Studdard more idle than 'Idol' on new CD

by Kate Carolan | 1/8/04 6:00am

Ruben Studdard may have won the hearts and votes of millions of television viewers during the second season of "American Idol," but that success has yet to translate to the recording studio. His debut album, "Soulful," has potential, but is too divided and lacks a unifying feel or theme. In an R&B world dominated by R. Kelly, P. Diddy and Maxwell, good vocals and a disjointed album won't save you.

Vocals are important, but not enough to set someone apart from every other smooth jammer out there. It really comes down to the production and the quality of the music, and they just doesn't do enough to distinguish him from all the other R&B artists. Many of the songs wouldn't even make the cut at the dentist's office, much less in an elevator. At least this time around for Studdard, it's likely to be his television fame that sells albums.

Clive Davis, who produced the album and has also worked with such established artists as Whitney Houston, did a fine job piecing together the songs. Still, half the songs feel like they fit Studdard's style, while the other half feel rather estranged and awkward.

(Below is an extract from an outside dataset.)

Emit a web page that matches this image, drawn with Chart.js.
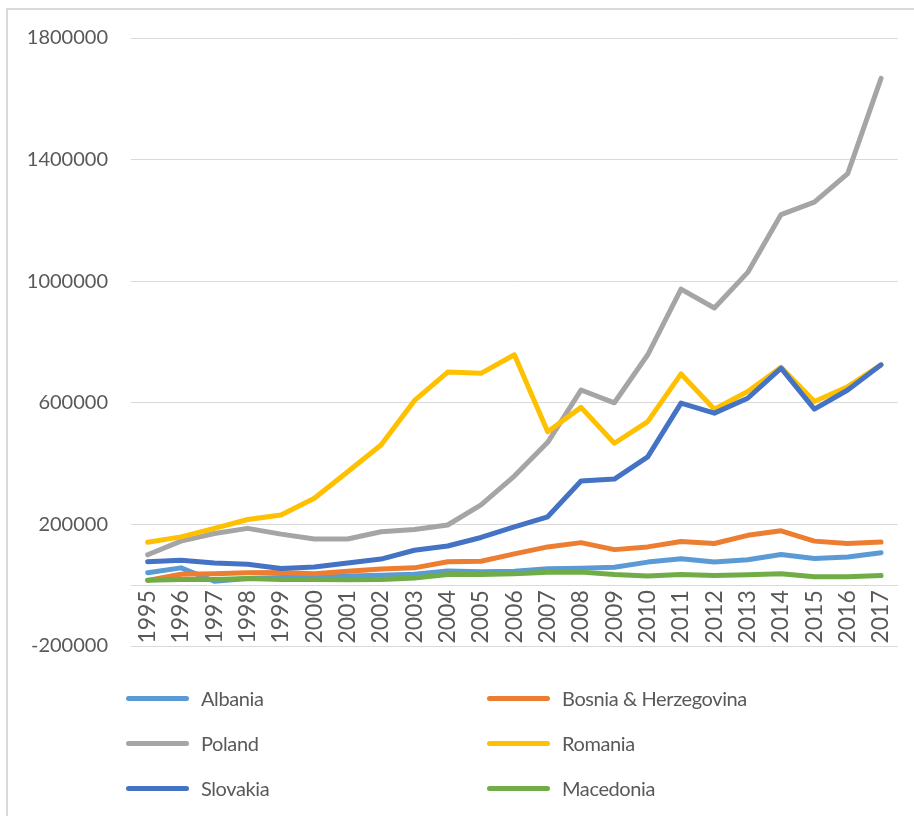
<!DOCTYPE html>
<html>
<head>
<meta charset="utf-8">
<script src="https://cdn.jsdelivr.net/npm/chart.js@4"></script>
<style>
    body { margin: 0; background: #fff; }
    #wrap { position: relative; width: 914px; height: 816px; overflow: hidden; }
    #frame { position: absolute; left: 6px; top: 8px; width: 940px; height: 840px;
             border-left: 2px solid #d9d9d9; border-top: 2px solid #d9d9d9; }
    #chart { position: absolute; left: 0; top: 0; }
    #legend { position: absolute; left: 0; top: 0; width: 914px; height: 816px; pointer-events: none;
              font-family: Lato, "Open Sans", sans-serif; font-size: 20px; color: #595959;
              letter-spacing: -0.4px; }
    .item { position: absolute; display: flex; align-items: center; }
    .swatch { width: 63px; height: 5px; border-radius: 3px; margin-right: 12px; }
</style>
</head>
<body>
<div id="wrap">
    <div id="frame"></div>
    <canvas id="chart" width="914" height="816"></canvas>
    <div id="legend"></div>
</div>
<script>
var years = ["1995", "1996", "1997", "1998", "1999", "2000", "2001", "2002", "2003", "2004", "2005",
    "2006", "2007", "2008", "2009", "2010", "2011", "2012", "2013", "2014", "2015", "2016", "2017"]

var albania = [41000, 57000, 13000, 22000, 25000, 27000, 30000, 33000, 36000, 47000, 44000,
    46000, 54000, 56000, 59000, 76000, 87000, 76000, 84000, 101000, 88000, 93000, 107000]
var bosnia = [16000, 36000, 38000, 41000, 42000, 38000, 46000, 53000, 57000, 77000, 79000,
    103000, 126000, 140000, 117000, 126000, 144000, 137000, 164000, 179000, 145000, 137000, 142000]
var poland = [100000, 145000, 170000, 187000, 168000, 152000, 152000, 176000, 183000, 198000, 264000,
    359000, 470000, 642000, 600000, 758000, 974000, 912000, 1029000, 1219000, 1260000, 1354000, 1667000]
var romania = [141000, 159000, 187000, 216000, 231000, 286000, 373000, 461000, 607000, 701000, 697000,
    758000, 505000, 585000, 467000, 538000, 695000, 579000, 637000, 717000, 604000, 653000, 725000]
var slovakia = [77000, 82000, 73000, 69000, 55000, 60000, 73000, 86000, 115000, 129000, 157000,
    192000, 225000, 343000, 349000, 422000, 599000, 566000, 615000, 714000, 579000, 642000, 725000]
var macedonia = [16000, 19000, 19000, 22000, 19000, 19000, 18000, 19000, 24000, 35000, 35000,
    38000, 43000, 43000, 35000, 30000, 35000, 32000, 34000, 38000, 28000, 28000, 32000]

var seriesNames = ["Albania", "Bosnia & Herzegovina", "Poland", "Romania", "Slovakia", "Macedonia"]
var seriesData = [albania, bosnia, poland, romania, slovakia, macedonia]
var lineColors = ["#5b9bd5", "#ed7d31", "#a5a5a5", "#ffc000", "#4472c4", "#70ad47"]

var yTicks = [-200000, 200000, 600000, 1000000, 1400000, 1800000]

var font = "Lato, 'Open Sans', sans-serif"

var datasets = seriesNames.map(function (name, i) {
    return {
        label: name,
        data: seriesData[i],
        borderColor: lineColors[i],
        backgroundColor: lineColors[i],
        borderWidth: 5,
        borderCapStyle: "round",
        borderJoinStyle: "round",
        pointRadius: 0,
        tension: 0,
        // later series are drawn on top, like the original
        order: seriesNames.length - i
    }
})

var chart = new Chart("chart", {
    type: "line",
    data: { labels: years, datasets: datasets },
    options: {
        responsive: false,
        animation: false,
        layout: { padding: { top: 38, bottom: 170, left: 0, right: 16 } },
        plugins: {
            legend: { display: false },
            tooltip: { enabled: false }
        },
        scales: {
            x: {
                position: { y: 0 },
                offset: true,
                grid: { display: false, drawTicks: false },
                border: { display: true, color: "#d9d9d9", width: 1 },
                ticks: {
                    minRotation: 90, maxRotation: 90, padding: 5,
                    color: "#595959", font: { family: font, size: 23 }
                }
            },
            y: {
                min: yTicks[0],
                max: yTicks[yTicks.length - 1],
                ticks: {
                    stepSize: 400000, padding: 23,
                    color: "#595959", font: { family: font, size: 20 },
                    callback: function (v) { return String(v) }
                },
                grid: { color: "#d9d9d9", lineWidth: 1, drawTicks: false },
                border: { display: false },
                afterFit: function (scale) { scale.width = 131 }
            }
        }
    }
})

// legend, two columns like the original
var legendEl = document.getElementById("legend")
var colX = [126, 487]
var rowY = [698, 743, 788]
chart.data.datasets.forEach(function (ds, i) {
    var item = document.createElement("div")
    item.className = "item"
    item.style.left = colX[i % 2] + "px"
    item.style.top = (rowY[Math.floor(i / 2)] - 13) + "px"
    item.style.height = "26px"
    var sw = document.createElement("span")
    sw.className = "swatch"
    sw.style.background = ds.borderColor
    var txt = document.createElement("span")
    txt.innerText = ds.label
    item.appendChild(sw)
    item.appendChild(txt)
    legendEl.appendChild(item)
})
</script>
</body>
</html>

The album is an unfortunate blend of good, classically-rooted, soulful R&B and some contemporary stuff that borders on hip hop. It seems that for Studdard, the classically rooted stuff is the way to go, as his slower, less complicated songs are really not so bad.

I fear that Studdard, who sang mostly soul music la his idol, Luther Vandross, on "American Idol," paid too much attention to the little criticism he got for performing soul music on a show that has been traditionally rooted in pop music. It seems like Studdard was desperate to broaden his horizons to include pop music, but it just doesn't fit his image or vocal abilities.

That's not to say the album doesn't have its moments. The first track on the album, "Sorry 2004," is indeed a groove and jive song and one that hits that nerve in all of us -- even those who claim to detest R&B but would never admit their love of R. Kelly outside the safe confines of our own headphones. Most likely though "Sorry 2004" won't go down in the books as a legendary "year song" like Bryan Adams' "Summer of '69", or Prince's "1999."

Studdard's version of Vandross' version of The Carpenters' "Superstar" is a considerably slower song that draws from a lot of the stylistic qualities of older R&B, including the use of some orchestral effects.

His cover of "How Can You Mend a Broken Heart" is nice because Studdard does have good delivery, and because the song has already been established as a classic R&B ballad, so by keeping close to the original music, Studdard does the song justice and in doing so gives a nice salute to the Brothers Gibb, who wrote it and Al Green who truly made the song famous (and incidentally still sings the better version of it.)

But unfortunately for the so-called "Round Mound of Sound," the bright spots on this album are few and far between. "No Ruben" is utterly unimpressive. In fact, "no, Ruben," is a sufficient response to it.

When Studdard sings of "everywhere I go girls be screaming my name" on "Take the Shot," it's unimpressive because no artist is entitled to speak of until at least his second successful album. Some may make allowances for Studdard's celebrity fanfare garnered through his stint on "American Idol," but I certainly do not. Not after this album, anyway.

As a jazz singer or a soul singer, Studdard would be great, because he really has a good feel and appreciation for the emotion of the music.

But his attempts at a more pop-ish finish on some of the songs? "Idol" or not, I'll take a pass.